Short exercise: Count the lines containing "this". Give the number alone.

Dataset excerpts:
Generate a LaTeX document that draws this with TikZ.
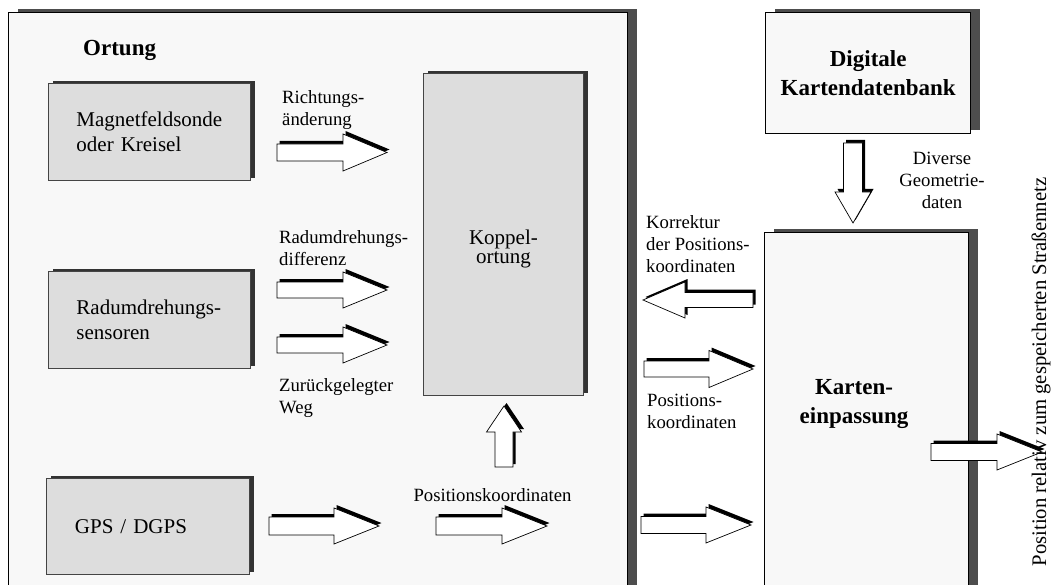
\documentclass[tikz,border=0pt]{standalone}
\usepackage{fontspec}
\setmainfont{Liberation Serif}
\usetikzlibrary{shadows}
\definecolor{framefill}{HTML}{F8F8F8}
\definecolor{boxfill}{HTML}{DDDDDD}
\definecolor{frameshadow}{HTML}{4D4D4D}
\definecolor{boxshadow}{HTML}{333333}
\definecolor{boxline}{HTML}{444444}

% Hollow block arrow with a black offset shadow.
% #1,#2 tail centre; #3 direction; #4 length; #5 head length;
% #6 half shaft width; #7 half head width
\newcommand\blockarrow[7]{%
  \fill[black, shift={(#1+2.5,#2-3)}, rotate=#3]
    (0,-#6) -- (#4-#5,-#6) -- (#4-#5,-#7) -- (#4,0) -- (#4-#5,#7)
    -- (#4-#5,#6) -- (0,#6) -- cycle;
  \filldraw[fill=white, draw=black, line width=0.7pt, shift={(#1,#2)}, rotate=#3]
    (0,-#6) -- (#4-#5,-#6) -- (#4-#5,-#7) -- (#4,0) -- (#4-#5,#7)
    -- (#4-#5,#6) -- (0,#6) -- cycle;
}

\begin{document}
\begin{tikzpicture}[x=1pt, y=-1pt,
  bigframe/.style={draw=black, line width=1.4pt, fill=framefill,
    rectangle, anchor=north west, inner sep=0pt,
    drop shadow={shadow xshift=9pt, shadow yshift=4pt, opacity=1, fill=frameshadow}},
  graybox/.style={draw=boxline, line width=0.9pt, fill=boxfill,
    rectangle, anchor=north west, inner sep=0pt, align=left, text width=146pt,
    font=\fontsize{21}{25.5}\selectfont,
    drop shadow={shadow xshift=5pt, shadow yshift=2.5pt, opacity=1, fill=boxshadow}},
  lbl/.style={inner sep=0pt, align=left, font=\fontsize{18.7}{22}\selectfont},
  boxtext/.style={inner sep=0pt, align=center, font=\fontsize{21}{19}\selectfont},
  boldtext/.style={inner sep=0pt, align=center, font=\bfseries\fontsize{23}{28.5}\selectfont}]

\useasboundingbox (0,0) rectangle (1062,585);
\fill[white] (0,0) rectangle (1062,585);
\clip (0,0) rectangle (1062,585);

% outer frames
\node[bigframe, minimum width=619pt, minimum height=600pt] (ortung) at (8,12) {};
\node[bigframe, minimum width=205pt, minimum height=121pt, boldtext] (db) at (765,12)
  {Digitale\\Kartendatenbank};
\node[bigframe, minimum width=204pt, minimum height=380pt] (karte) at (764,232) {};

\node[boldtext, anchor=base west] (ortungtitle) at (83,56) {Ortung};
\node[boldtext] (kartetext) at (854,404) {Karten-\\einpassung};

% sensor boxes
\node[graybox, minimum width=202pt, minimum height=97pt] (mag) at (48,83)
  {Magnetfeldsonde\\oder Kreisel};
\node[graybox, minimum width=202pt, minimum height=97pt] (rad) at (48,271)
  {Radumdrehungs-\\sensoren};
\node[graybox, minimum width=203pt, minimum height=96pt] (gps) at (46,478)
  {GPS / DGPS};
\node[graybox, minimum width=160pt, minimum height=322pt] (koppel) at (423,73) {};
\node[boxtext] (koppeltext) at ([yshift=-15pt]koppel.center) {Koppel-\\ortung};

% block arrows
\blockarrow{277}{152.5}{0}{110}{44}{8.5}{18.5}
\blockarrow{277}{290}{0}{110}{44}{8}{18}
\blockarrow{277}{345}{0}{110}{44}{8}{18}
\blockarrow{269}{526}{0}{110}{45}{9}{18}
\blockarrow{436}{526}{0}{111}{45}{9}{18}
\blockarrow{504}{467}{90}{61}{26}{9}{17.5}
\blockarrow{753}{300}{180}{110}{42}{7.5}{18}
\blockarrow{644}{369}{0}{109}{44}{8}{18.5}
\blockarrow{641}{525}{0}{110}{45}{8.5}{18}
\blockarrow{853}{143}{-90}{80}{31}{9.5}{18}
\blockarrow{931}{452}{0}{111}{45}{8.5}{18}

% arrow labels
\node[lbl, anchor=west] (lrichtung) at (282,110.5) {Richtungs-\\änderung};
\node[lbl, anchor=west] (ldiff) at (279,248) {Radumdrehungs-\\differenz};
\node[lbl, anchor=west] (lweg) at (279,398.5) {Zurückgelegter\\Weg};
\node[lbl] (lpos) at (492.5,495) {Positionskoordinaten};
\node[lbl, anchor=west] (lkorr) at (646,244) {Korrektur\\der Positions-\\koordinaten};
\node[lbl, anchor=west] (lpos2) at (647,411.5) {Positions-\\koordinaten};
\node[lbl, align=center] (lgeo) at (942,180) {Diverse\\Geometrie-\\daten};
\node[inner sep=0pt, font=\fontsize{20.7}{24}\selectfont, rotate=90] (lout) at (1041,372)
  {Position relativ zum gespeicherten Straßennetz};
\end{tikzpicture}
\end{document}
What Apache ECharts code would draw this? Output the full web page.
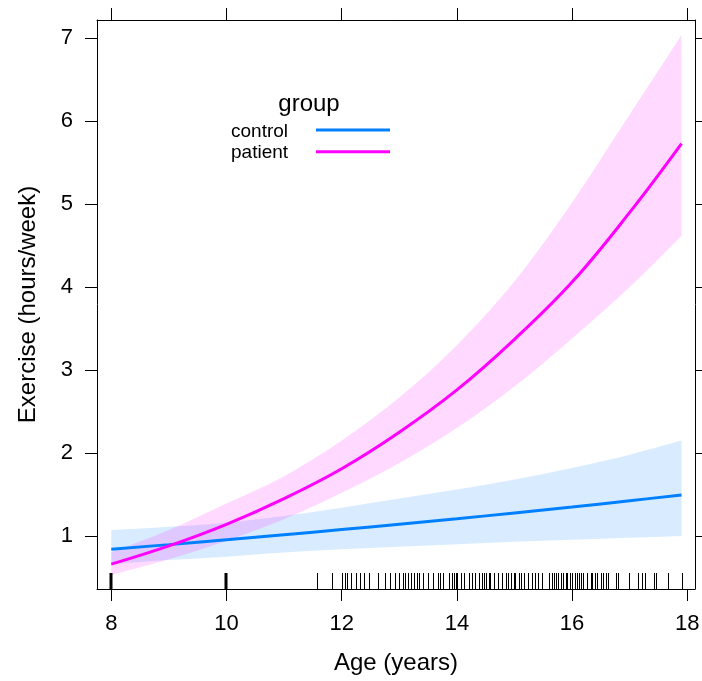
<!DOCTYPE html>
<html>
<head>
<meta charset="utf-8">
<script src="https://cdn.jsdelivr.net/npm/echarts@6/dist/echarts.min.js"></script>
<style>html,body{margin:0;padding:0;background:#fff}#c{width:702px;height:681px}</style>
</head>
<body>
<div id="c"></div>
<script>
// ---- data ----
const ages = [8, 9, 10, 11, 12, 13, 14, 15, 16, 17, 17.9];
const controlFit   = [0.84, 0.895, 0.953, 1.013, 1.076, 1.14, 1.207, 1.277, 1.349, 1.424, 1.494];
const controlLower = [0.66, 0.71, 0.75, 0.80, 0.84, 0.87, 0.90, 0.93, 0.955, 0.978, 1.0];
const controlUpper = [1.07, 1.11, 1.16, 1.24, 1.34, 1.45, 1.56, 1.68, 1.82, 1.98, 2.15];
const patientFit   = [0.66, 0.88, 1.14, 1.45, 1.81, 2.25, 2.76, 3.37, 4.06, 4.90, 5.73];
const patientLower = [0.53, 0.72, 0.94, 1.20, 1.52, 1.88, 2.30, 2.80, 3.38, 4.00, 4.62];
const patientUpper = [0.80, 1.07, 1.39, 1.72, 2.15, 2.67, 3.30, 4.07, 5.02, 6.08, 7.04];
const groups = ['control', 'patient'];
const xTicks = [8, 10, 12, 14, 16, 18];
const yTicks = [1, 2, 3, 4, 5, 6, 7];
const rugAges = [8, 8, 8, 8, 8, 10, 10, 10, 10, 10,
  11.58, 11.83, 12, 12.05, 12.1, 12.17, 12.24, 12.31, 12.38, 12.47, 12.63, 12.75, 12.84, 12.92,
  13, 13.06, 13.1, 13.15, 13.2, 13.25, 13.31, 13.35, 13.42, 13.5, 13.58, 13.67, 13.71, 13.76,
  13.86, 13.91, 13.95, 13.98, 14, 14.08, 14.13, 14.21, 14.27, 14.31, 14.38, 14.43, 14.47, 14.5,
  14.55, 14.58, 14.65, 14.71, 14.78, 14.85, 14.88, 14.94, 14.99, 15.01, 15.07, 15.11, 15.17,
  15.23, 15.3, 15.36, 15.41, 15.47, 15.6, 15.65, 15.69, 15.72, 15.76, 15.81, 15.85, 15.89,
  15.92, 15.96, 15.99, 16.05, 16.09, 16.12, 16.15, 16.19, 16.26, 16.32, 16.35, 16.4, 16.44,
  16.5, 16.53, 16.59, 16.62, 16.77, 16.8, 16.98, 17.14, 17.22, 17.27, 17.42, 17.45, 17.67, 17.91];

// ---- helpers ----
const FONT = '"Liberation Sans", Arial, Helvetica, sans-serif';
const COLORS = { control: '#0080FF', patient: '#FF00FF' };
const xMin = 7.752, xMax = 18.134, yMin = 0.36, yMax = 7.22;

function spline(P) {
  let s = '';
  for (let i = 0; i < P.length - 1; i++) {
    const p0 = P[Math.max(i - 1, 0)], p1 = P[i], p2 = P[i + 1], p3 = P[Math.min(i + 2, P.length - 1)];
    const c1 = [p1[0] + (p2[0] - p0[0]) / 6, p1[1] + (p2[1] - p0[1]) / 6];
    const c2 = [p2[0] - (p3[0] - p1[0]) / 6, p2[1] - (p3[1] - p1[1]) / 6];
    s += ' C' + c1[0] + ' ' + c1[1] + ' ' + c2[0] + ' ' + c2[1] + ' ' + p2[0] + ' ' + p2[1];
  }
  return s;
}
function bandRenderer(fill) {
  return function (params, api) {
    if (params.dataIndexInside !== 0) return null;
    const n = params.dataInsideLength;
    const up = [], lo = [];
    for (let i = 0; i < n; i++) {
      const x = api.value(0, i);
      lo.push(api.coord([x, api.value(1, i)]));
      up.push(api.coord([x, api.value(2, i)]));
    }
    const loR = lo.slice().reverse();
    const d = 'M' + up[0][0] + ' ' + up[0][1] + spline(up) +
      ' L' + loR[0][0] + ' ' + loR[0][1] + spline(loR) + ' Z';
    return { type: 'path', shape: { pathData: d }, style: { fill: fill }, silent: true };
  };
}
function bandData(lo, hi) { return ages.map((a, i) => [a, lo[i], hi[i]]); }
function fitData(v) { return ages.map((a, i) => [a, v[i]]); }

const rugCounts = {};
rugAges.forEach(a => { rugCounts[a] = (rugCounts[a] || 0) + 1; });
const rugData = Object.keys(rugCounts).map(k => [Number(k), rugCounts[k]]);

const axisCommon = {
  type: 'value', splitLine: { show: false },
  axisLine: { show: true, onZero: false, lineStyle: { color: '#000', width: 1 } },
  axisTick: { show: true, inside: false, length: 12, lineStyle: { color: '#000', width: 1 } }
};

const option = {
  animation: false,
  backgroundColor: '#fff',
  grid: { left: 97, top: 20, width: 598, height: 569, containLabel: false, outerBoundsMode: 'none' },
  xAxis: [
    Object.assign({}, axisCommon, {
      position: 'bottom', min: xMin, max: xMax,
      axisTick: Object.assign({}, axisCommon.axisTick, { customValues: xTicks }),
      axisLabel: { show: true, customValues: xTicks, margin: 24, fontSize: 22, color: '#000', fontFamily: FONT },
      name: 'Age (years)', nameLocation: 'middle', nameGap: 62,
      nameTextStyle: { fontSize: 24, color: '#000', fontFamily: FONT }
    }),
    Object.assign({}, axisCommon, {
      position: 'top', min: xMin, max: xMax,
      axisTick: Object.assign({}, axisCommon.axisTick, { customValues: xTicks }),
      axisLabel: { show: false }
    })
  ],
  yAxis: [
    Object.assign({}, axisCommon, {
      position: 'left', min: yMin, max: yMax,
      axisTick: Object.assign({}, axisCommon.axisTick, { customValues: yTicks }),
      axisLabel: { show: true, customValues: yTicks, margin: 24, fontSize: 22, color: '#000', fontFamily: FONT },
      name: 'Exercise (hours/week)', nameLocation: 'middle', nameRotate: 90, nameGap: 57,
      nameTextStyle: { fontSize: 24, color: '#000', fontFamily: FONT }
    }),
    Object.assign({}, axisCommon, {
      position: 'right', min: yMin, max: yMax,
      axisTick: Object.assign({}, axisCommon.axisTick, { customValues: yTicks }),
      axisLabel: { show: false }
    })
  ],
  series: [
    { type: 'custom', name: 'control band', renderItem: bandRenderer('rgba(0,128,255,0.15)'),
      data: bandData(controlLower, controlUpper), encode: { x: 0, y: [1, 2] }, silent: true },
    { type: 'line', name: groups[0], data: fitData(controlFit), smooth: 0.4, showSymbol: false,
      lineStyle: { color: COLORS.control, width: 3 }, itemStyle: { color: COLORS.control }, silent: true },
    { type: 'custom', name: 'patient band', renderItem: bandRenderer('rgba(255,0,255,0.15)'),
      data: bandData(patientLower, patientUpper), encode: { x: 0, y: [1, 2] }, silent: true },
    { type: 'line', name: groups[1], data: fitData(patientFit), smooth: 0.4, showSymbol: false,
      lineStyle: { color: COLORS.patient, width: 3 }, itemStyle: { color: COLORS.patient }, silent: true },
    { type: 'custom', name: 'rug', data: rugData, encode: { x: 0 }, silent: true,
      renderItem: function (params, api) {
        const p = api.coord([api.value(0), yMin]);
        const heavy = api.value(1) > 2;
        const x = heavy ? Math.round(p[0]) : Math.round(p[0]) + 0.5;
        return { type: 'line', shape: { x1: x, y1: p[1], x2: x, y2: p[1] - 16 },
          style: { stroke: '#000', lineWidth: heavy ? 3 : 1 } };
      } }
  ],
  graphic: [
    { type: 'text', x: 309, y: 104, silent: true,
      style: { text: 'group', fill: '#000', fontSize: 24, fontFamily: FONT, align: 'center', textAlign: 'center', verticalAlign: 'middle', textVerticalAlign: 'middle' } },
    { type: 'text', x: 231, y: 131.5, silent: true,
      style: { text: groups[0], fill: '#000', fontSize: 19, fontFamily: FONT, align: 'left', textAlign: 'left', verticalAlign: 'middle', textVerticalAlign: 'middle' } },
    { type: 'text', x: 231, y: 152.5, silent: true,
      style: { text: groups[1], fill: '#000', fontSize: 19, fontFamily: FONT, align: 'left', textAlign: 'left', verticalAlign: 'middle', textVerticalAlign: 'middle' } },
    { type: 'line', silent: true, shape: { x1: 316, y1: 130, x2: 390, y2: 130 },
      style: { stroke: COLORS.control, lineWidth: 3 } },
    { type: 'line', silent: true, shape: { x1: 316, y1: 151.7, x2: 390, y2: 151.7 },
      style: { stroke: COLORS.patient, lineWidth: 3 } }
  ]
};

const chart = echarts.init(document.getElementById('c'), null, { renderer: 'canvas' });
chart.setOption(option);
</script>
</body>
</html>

Solved exercise: 2